Clearly the employees understand the fact that people who come to Harrah’s want to have fun. And they want to make it easy on you to get there. All summer Harrah’s, which is a short, $13-dollar cab ride from the boardwalk, is offering weekday room nights for an astonishing $100 per-night; Spirit Air out of Detroit has roundtrip daily non-stop flights for less than $100.
Plenty of entertainment, dining, spa-going, and golf, too, since Harrah’s owns the historic Atlantic City Country Club. Michigan-based golf architect Tom Doak updated and renovated the course in 1999, more than 100 years after John Reid originally designed the layout. But only the sweeping views of the distant high-rise Boardwalk hotels beyond the back-nine wetlands reveals that you have not gone back in time to the golden age of golf to play a traditional, American course.
The term “birdie” was actually invented at Atlantic City Country Club, and John J. McDermott, the club’s head golf professional in 1911 and ’12, became the first American ever to win the U.S. Open.
The club’s old-fashioned men’s locker room honors past players by putting their names forever on the lockers they used when they visited.

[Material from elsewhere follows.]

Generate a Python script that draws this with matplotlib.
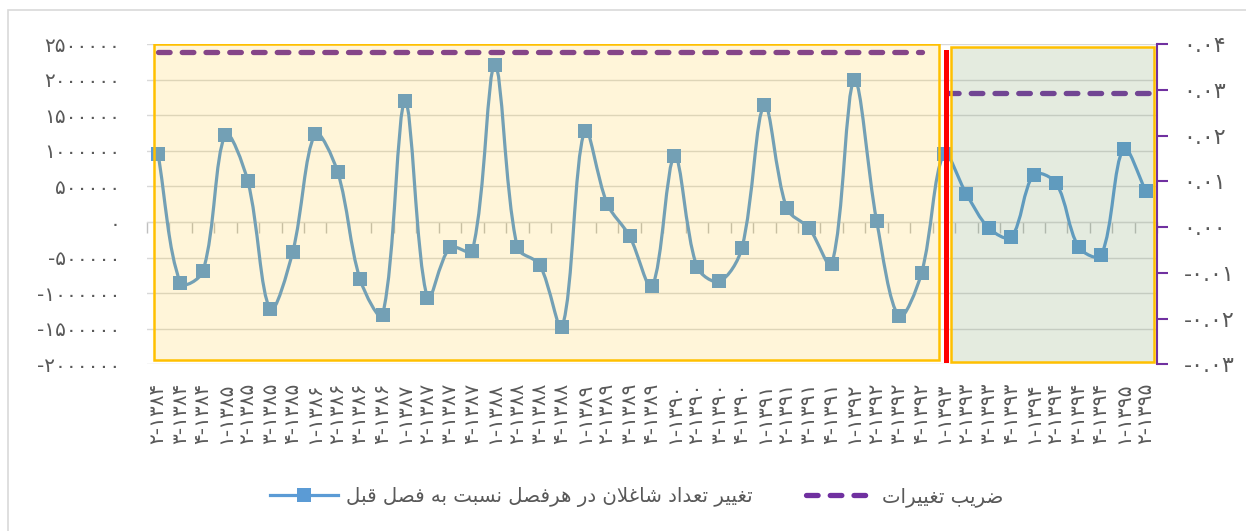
import numpy as np
import matplotlib.pyplot as plt
from matplotlib.path import Path
from matplotlib.patches import PathPatch, Rectangle
from matplotlib.lines import Line2D

# quarter labels (quarter-year, as they read on the rotated axis)
quarter_labels = [
    "۲-۱۳۸۴", "۳-۱۳۸۴", "۴-۱۳۸۴",
    "۱-۱۳۸۵", "۲-۱۳۸۵", "۳-۱۳۸۵", "۴-۱۳۸۵",
    "۱-۱۳۸۶", "۲-۱۳۸۶", "۳-۱۳۸۶", "۴-۱۳۸۶",
    "۱-۱۳۸۷", "۲-۱۳۸۷", "۳-۱۳۸۷", "۴-۱۳۸۷",
    "۱-۱۳۸۸", "۲-۱۳۸۸", "۳-۱۳۸۸", "۴-۱۳۸۸",
    "۱-۱۳۸۹", "۲-۱۳۸۹", "۳-۱۳۸۹", "۴-۱۳۸۹",
    "۱-۱۳۹۰", "۲-۱۳۹۰", "۳-۱۳۹۰", "۴-۱۳۹۰",
    "۱-۱۳۹۱", "۲-۱۳۹۱", "۳-۱۳۹۱", "۴-۱۳۹۱",
    "۱-۱۳۹۲", "۲-۱۳۹۲", "۳-۱۳۹۲", "۴-۱۳۹۲",
    "۱-۱۳۹۳", "۲-۱۳۹۳", "۳-۱۳۹۳", "۴-۱۳۹۳",
    "۱-۱۳۹۴", "۲-۱۳۹۴", "۳-۱۳۹۴", "۴-۱۳۹۴",
    "۱-۱۳۹۵", "۲-۱۳۹۵",
]

# change in number of employed vs previous quarter
employment_change = [
    956000, -857000, -694000, 1228000, 572000, -1223000, -417000, 1237000, 703000, -806000,
    -1303000, 1696000, -1068000, -356000, -403000, 2202000, -356000, -600000, -1471000, 1284000,
    258000, -197000, -904000, 923000, -628000, -834000, -366000, 1640000, 192000, -89000,
    -595000, 1992000, 19000, -1326000, -717000, 956000, 394000, -84000, -211000, 665000,
    544000, -351000, -469000, 1031000, 431000,
]

# coefficient of variation, before / after the break
n_before = 35
cv_before = [0.0382] * n_before
cv_after = [0.0293] * (len(quarter_labels) - n_before)

label_change = "تغییر تعداد شاغلان در هرفصل نسبت به فصل قبل"
label_cv = "ضریب تغییرات"

# --- minimal persian shaping (matplotlib has no complex text layout) ---
FORMS = {
    'ا': ('\uFE8D', '\uFE8E', None, None),
    'ب': ('\uFE8F', '\uFE90', '\uFE91', '\uFE92'),
    'ت': ('\uFE95', '\uFE96', '\uFE97', '\uFE98'),
    'د': ('\uFEA9', '\uFEAA', None, None),
    'ر': ('\uFEAD', '\uFEAE', None, None),
    'س': ('\uFEB1', '\uFEB2', '\uFEB3', '\uFEB4'),
    'ش': ('\uFEB5', '\uFEB6', '\uFEB7', '\uFEB8'),
    'ص': ('\uFEB9', '\uFEBA', '\uFEBB', '\uFEBC'),
    'ض': ('\uFEBD', '\uFEBE', '\uFEBF', '\uFEC0'),
    'ع': ('\uFEC9', '\uFECA', '\uFECB', '\uFECC'),
    'غ': ('\uFECD', '\uFECE', '\uFECF', '\uFED0'),
    'ف': ('\uFED1', '\uFED2', '\uFED3', '\uFED4'),
    'ق': ('\uFED5', '\uFED6', '\uFED7', '\uFED8'),
    'ل': ('\uFEDD', '\uFEDE', '\uFEDF', '\uFEE0'),
    'ن': ('\uFEE5', '\uFEE6', '\uFEE7', '\uFEE8'),
    'ه': ('\uFEE9', '\uFEEA', '\uFEEB', '\uFEEC'),
    'ی': ('\uFBFC', '\uFBFD', '\uFBFE', '\uFBFF'),
}


def shape(text):
    out = []
    i = 0
    n = len(text)
    while i < n:
        c = text[i]
        if c not in FORMS:
            out.append(c)
            i += 1
            continue
        prev = text[i - 1] if i > 0 else ''
        nxt = text[i + 1] if i + 1 < n else ''
        after = prev in FORMS and FORMS[prev][2] is not None
        if c == 'ل' and nxt == 'ا':
            out.append('\uFEFC' if after else '\uFEFB')
            i += 2
            continue
        before = FORMS[c][2] is not None and nxt in FORMS
        iso, fin, ini, med = FORMS[c]
        if after and before:
            out.append(med)
        elif after:
            out.append(fin)
        elif before:
            out.append(ini)
        else:
            out.append(iso)
        i += 1
    return ''.join(reversed(out))


def fa_digits(s):
    return s.translate(str.maketrans('0123456789', '۰۱۲۳۴۵۶۷۸۹'))


plt.rcParams['font.family'] = ['DejaVu Sans']
text_color = '#595959'
blue = '#5B9BD5'
purple = '#7030A0'

fig = plt.figure(figsize=(12.46, 5.31), dpi=100)
ax = fig.add_axes([0.1178, 0.3136, 0.8110, 0.6035])
ax2 = ax.twinx()

x = np.arange(len(employment_change))
y = np.array(employment_change, dtype=float)

ax.set_xlim(-0.5, len(x) - 0.5)
ax.set_ylim(-2000000, 2500000)

# smoothed line, bezier built in screen space (tangents scaled by segment length)
disp = ax.transData.transform(np.column_stack([x, y]))
ext = np.vstack([disp[0], disp, disp[-1]])
verts = [disp[0]]
codes = [Path.MOVETO]
for k in range(len(disp) - 1):
    p0, p1, p2, p3 = ext[k], ext[k + 1], ext[k + 2], ext[k + 3]
    d01 = np.hypot(*(p1 - p0))
    d12 = np.hypot(*(p2 - p1))
    d23 = np.hypot(*(p3 - p2))
    c1 = p1 + (p2 - p0) / 3.0 * d12 / (d01 + d12)
    c2 = p2 - (p3 - p1) / 3.0 * d12 / (d12 + d23)
    verts += [c1, c2, p2]
    codes += [Path.CURVE4] * 3
verts = ax.transData.inverted().transform(np.array(verts))
ax.add_patch(PathPatch(Path(verts, codes), fill=False, edgecolor=blue, lw=2.3, zorder=3))
ax.plot(x, y, 's', color=blue, ms=9.5, mew=0, zorder=4)

yt = np.arange(-2000000, 2500001, 500000)
ax.set_yticks(yt)
ax.set_yticklabels([fa_digits(str(int(v))) for v in yt])
ax.tick_params(axis='y', length=0, pad=19, labelsize=14.5, labelcolor=text_color)
ax.grid(axis='y', color='#D9D9D9', lw=1)
ax.set_axisbelow(True)
for s in ax.spines.values():
    s.set_visible(False)

ax.set_xticks(x)
ax.set_xticklabels(quarter_labels, rotation=90, va='top', ha='center')
ax.tick_params(axis='x', length=0, pad=13, labelsize=14.5, labelcolor=text_color)

# category axis line at zero with boundary tick marks
zax = ax.secondary_xaxis(0, transform=ax.transData)
zax.set_xticks(np.arange(-0.5, len(x), 1.0))
zax.tick_params(axis='x', direction='out', length=8, width=1, color='#BFBFBF', labelbottom=False)
zax.spines['bottom'].set_color('#BFBFBF')

# secondary axis: coefficient of variation
ax2.plot(np.arange(n_before), cv_before, color=purple, lw=3.8, dashes=(2.2, 2.3),
         dash_capstyle='round', zorder=2)
ax2.plot(np.arange(n_before, len(x)) + 0.15, cv_after, color=purple, lw=3.8, dashes=(2.2, 2.3),
         dash_capstyle='round', zorder=2)
ax2.set_ylim(-0.03, 0.04)
rt = np.arange(-0.03, 0.0401, 0.01)
ax2.set_yticks(rt)
ax2.set_yticklabels([fa_digits(f"{v:.2f}".replace('-0.00', '0.00')) for v in rt])
ax2.tick_params(axis='y', direction='out', length=8, width=1.5, color=purple, pad=11,
                labelsize=16, labelcolor=text_color)
for side in ['left', 'top', 'bottom']:
    ax2.spines[side].set_visible(False)
ax2.spines['right'].set_color(purple)
ax2.spines['right'].set_linewidth(1.5)

# highlighted periods
ax2.add_patch(Rectangle((-0.18, -1940000), n_before - 0.22 + 0.18, 4440000,
                        transform=ax.transData, facecolor='#FFC000', alpha=0.15,
                        edgecolor='none', zorder=5))
ax2.add_patch(Rectangle((-0.18, -1940000), n_before - 0.22 + 0.18, 4440000,
                        transform=ax.transData, facecolor='none', edgecolor='#FFC000',
                        lw=1.8, zorder=6))
ax2.add_patch(Rectangle((n_before + 0.31, -1970000), len(x) - 1 + 0.37 - n_before - 0.31, 4435000,
                        transform=ax.transData, facecolor=(0.47, 0.61, 0.39), alpha=0.2,
                        edgecolor='none', zorder=5))
ax2.add_patch(Rectangle((n_before + 0.31, -1970000), len(x) - 1 + 0.37 - n_before - 0.31, 4435000,
                        transform=ax.transData, facecolor='none', edgecolor='#FFC000',
                        lw=1.8, zorder=6))
ax2.add_line(Line2D([n_before + 0.08, n_before + 0.08], [-1940000, 2390000],
                    transform=ax.transData, color='#FF0000', lw=3.6, zorder=7))

# legend
h1 = Line2D([], [], color=blue, lw=2.3, marker='s', ms=9.5, mew=0)
h2 = Line2D([], [], color=purple, lw=3.8, dashes=(2.2, 2.3), dash_capstyle='round')
fig.legend([h1, h2], [shape(label_change), shape(label_cv)], loc='center',
           bbox_to_anchor=(637 / 1246, 1 - 497 / 531), ncol=2, frameon=False,
           fontsize=14.2, labelcolor=text_color, handlelength=3.45, columnspacing=2.7,
           handletextpad=0.4)

# chart area border
fig.patches.append(Rectangle((8 / 1246, -0.1), 1.2, 1.1 - 10 / 531,
                             transform=fig.transFigure, facecolor='none',
                             edgecolor='#D9D9D9', lw=1.2))

fig.savefig("out.png", dpi=100)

I was given the locker used by Fred Couples, which was right between ones used by Roger Clemens and Willie Mays. If you’re lucky enough to play on Sunday morning, which is a quiet time on the course, you’ll be able to enjoy the club’s smashing brunch topped off with a traditional strawberry daiquiri.
With easy transfers and readily available cabs, plus the close proximity of the sights, you needn’t rent a car upon arrival in Atlantic City. In fact, wheels would be a nuisance.
Experience and see the unique blend of the traditional and the progressive in Atlantic City, a quick easy getaway you’ll be talking about afterward.